We have only one pump. Tanks are storage open to atmosphere type without any supply lines. We do not have any check valves on the lines from tanks to suction manifold. All lines are horizontal. I like both ideas (seal flush and air column). But I have some questions: Do you think seal flush can generate internal circulation inside manifold (do not forget tanks are connected to the same manifold just in opposite sides of it), and second did you consider what in moment of evaporation we would lose suction and again we have to have internal (inside deadheaded pump and suction manifold) circulation.
We do not trying to prevented, we are trying to understand mechanics of it.

 

[ccfowler]

Mike stated the salient question best. Why deliberately deadhead a pump?

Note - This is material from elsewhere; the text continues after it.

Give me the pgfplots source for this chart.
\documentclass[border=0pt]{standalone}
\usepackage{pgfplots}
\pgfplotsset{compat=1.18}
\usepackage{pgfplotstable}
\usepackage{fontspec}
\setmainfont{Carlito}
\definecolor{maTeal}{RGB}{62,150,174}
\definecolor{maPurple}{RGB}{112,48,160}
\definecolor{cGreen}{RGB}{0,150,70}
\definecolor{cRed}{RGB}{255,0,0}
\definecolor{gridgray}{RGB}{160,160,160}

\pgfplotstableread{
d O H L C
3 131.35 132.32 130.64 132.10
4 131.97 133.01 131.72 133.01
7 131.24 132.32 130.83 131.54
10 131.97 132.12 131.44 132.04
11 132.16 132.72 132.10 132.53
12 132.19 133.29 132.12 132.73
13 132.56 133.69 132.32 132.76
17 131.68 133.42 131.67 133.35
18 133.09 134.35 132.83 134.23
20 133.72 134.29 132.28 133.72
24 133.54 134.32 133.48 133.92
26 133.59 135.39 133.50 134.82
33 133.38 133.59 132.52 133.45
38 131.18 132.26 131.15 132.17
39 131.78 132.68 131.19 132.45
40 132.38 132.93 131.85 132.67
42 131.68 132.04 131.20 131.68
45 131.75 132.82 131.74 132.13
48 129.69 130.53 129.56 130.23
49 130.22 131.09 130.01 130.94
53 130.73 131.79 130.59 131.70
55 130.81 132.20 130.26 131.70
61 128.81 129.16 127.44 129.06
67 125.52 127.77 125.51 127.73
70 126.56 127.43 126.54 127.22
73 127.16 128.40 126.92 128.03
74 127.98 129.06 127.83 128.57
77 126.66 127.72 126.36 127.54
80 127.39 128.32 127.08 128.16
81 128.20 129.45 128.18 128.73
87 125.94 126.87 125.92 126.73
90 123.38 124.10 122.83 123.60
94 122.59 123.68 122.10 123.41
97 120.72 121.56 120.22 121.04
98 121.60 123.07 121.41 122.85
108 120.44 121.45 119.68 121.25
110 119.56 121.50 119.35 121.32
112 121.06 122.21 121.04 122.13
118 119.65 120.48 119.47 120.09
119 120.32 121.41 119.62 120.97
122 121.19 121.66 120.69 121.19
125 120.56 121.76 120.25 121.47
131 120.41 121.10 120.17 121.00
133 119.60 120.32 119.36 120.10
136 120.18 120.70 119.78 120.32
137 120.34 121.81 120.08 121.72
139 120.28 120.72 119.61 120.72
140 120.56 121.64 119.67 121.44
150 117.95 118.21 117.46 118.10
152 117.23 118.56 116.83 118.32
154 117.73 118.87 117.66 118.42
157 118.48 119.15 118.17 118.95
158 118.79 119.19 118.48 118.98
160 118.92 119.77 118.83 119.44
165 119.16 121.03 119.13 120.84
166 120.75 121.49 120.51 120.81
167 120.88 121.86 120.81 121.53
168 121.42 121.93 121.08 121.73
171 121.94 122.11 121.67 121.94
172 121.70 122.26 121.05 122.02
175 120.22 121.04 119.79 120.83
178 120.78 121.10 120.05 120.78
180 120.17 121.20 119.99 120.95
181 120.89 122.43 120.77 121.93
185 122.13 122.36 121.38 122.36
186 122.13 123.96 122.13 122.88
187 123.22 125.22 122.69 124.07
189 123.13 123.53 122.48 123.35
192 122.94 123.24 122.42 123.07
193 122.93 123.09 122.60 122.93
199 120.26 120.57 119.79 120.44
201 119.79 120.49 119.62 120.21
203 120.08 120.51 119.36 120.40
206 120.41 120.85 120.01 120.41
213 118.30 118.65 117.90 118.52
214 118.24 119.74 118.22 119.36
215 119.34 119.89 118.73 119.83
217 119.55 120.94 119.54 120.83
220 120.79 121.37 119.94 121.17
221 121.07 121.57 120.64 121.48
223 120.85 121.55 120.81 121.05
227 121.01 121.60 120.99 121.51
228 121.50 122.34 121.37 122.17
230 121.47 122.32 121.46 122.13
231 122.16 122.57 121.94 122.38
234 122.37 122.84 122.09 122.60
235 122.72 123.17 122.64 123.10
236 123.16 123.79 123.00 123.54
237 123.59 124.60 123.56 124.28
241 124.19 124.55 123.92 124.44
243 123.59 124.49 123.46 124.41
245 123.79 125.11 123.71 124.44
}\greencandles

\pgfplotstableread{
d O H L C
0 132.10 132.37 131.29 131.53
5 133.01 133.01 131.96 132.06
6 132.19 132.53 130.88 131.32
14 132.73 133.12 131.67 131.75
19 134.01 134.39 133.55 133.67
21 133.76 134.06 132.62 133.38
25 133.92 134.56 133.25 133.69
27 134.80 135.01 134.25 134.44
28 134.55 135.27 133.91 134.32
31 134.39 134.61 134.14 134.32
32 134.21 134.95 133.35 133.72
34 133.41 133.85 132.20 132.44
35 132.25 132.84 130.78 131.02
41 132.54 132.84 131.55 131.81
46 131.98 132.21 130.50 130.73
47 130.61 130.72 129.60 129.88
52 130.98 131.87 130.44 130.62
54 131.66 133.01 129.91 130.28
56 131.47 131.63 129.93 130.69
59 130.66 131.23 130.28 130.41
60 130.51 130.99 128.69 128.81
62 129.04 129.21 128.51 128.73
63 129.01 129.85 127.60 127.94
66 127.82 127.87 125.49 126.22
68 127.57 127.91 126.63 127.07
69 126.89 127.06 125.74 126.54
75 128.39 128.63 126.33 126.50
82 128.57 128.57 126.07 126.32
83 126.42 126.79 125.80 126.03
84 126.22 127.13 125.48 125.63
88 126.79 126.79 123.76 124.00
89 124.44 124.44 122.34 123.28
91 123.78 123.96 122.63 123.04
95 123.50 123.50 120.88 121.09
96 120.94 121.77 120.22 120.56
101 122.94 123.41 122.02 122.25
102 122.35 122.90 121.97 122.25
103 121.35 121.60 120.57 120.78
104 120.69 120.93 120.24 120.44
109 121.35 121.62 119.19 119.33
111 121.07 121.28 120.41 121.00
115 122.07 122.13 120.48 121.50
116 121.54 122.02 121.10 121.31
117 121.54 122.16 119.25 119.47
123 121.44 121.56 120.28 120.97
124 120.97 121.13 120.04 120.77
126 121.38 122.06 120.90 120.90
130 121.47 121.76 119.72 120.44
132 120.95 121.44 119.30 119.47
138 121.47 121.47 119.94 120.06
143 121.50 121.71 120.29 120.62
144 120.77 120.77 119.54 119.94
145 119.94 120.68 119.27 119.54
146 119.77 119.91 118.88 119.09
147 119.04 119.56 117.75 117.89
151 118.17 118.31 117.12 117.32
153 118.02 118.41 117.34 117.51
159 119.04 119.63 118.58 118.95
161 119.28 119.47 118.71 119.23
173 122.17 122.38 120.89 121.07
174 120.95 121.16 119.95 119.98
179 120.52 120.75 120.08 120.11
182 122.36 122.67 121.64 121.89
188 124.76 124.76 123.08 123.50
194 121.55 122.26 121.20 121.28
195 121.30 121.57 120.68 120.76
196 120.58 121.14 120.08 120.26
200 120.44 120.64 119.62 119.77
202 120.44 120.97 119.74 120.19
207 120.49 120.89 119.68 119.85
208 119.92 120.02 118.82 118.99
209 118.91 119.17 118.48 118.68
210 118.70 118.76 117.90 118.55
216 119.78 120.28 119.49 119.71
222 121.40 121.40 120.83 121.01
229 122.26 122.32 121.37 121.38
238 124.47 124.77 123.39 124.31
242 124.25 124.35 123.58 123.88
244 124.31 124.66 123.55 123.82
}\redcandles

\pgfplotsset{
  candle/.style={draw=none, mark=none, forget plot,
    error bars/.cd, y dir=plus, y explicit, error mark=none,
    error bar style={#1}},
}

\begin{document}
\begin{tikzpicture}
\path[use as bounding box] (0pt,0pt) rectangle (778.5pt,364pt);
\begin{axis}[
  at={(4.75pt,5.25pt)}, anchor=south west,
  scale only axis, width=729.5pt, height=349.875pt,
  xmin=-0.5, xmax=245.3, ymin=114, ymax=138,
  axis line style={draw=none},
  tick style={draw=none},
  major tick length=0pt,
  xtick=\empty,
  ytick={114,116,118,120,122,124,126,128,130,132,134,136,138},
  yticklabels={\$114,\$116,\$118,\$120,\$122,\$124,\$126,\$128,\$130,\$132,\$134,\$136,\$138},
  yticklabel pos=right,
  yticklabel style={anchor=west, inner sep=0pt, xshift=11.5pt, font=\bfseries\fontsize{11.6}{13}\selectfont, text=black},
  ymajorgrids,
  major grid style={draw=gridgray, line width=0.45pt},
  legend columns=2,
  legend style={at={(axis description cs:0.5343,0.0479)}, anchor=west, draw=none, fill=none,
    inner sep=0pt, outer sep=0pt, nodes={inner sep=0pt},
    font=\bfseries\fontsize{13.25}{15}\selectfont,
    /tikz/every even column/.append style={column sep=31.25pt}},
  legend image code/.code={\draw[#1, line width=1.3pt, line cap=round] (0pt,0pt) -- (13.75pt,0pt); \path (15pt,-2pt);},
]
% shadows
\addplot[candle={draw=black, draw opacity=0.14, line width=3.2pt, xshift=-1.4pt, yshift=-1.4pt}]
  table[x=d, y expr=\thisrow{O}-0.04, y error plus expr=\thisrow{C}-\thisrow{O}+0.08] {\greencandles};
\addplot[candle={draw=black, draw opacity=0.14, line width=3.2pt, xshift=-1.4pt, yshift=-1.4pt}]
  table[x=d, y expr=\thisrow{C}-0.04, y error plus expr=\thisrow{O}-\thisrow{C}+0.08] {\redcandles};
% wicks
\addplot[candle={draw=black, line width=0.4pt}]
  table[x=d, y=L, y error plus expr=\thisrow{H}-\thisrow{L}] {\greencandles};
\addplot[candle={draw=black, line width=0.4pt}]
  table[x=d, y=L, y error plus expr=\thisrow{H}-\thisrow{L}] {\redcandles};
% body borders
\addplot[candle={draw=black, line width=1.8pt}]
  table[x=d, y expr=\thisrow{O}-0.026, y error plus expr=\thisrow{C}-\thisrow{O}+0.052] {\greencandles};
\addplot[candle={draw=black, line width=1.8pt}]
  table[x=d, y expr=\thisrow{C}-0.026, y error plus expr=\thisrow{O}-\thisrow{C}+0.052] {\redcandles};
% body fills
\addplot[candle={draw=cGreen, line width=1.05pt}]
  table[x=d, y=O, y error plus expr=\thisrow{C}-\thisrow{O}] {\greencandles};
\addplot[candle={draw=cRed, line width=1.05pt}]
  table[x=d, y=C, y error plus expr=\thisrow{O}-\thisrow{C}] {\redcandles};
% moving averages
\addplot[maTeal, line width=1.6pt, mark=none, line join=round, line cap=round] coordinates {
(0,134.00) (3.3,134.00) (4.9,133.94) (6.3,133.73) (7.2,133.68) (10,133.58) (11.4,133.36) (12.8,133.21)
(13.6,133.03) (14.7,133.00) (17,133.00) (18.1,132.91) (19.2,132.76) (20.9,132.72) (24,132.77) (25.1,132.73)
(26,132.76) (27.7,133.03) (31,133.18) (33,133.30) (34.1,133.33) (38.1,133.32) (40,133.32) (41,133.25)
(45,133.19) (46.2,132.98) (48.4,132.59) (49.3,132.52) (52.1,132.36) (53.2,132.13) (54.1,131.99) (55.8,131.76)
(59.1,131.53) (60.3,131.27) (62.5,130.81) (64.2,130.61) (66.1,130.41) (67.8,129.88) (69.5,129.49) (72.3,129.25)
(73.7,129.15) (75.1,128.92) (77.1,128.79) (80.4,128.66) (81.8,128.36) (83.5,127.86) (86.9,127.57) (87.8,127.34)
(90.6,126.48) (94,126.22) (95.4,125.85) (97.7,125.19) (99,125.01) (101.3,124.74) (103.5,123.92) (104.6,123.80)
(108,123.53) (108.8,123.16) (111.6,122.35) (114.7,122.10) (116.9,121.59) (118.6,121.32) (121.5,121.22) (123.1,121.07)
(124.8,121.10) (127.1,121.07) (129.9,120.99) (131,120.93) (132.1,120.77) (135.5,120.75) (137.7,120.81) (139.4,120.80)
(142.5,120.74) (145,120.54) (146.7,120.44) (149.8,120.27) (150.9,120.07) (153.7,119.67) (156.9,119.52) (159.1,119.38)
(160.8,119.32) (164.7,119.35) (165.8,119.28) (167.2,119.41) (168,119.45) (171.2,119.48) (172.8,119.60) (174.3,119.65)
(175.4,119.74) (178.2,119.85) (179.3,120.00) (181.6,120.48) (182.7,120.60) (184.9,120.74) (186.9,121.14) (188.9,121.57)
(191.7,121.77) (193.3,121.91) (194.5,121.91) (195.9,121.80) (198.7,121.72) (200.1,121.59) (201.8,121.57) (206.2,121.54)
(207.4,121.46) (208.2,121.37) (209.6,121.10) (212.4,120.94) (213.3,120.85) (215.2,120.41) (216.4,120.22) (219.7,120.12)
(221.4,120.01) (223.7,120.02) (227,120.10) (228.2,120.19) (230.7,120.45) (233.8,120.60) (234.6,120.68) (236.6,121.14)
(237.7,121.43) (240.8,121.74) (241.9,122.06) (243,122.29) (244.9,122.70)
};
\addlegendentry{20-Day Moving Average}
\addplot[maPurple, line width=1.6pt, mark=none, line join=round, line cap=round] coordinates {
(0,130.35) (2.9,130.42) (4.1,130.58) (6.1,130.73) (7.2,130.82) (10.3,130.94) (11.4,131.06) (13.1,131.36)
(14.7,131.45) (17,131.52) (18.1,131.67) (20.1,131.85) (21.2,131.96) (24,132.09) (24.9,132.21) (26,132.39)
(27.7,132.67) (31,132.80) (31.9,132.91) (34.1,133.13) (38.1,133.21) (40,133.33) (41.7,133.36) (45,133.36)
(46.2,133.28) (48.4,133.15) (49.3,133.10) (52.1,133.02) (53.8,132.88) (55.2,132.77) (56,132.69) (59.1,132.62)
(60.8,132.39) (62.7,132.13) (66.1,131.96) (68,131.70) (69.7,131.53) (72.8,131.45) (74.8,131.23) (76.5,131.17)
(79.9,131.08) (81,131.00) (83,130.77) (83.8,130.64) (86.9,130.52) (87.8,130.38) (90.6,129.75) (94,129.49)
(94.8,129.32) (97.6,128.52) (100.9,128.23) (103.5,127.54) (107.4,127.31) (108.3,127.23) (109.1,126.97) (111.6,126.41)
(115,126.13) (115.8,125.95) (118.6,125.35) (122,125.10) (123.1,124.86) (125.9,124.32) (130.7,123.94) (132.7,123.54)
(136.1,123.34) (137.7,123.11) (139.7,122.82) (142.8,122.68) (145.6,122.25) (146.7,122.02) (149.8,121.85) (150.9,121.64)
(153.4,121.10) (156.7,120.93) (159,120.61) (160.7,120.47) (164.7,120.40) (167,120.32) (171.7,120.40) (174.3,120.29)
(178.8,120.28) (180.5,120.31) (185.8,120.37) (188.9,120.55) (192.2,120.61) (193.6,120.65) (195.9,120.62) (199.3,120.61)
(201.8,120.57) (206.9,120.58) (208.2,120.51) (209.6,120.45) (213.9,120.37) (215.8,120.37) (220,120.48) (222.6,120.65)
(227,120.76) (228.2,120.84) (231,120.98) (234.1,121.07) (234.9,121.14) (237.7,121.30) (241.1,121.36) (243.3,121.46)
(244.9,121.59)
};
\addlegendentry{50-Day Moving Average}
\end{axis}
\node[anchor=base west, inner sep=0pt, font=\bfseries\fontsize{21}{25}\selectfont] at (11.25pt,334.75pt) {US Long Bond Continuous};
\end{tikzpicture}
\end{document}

The first thing to do is clean up that mess and then see about getting the rest of the system operating better, if any problems continue.

 

[Kazah]

We have to deadhead the pump (physical and technical limitation of the highway units).
We do it only one time during operation cycle.

 

[rzrbk]

If the 4" inlets into the suction header are off-center (hillside) or have some sort of internal projections, that would help explain how fluid rotation in the suction line develops enough head to overfill a tank.

If pre-rotation of the fluid in the suction is the problem, then a quick test/fix might be to install a temporary cone strainer right at the pump. This would interfere with and help break up rotation.

 

[RossABQ]

Install a recirculating flow line from the discharge piping back to the tanks, with a valve that opens when pump pressure exceeds normal conditions (i.e., when it is deadheaded). Any pump this big should not be routinely run deadheaded. A 1.5" line should be enough.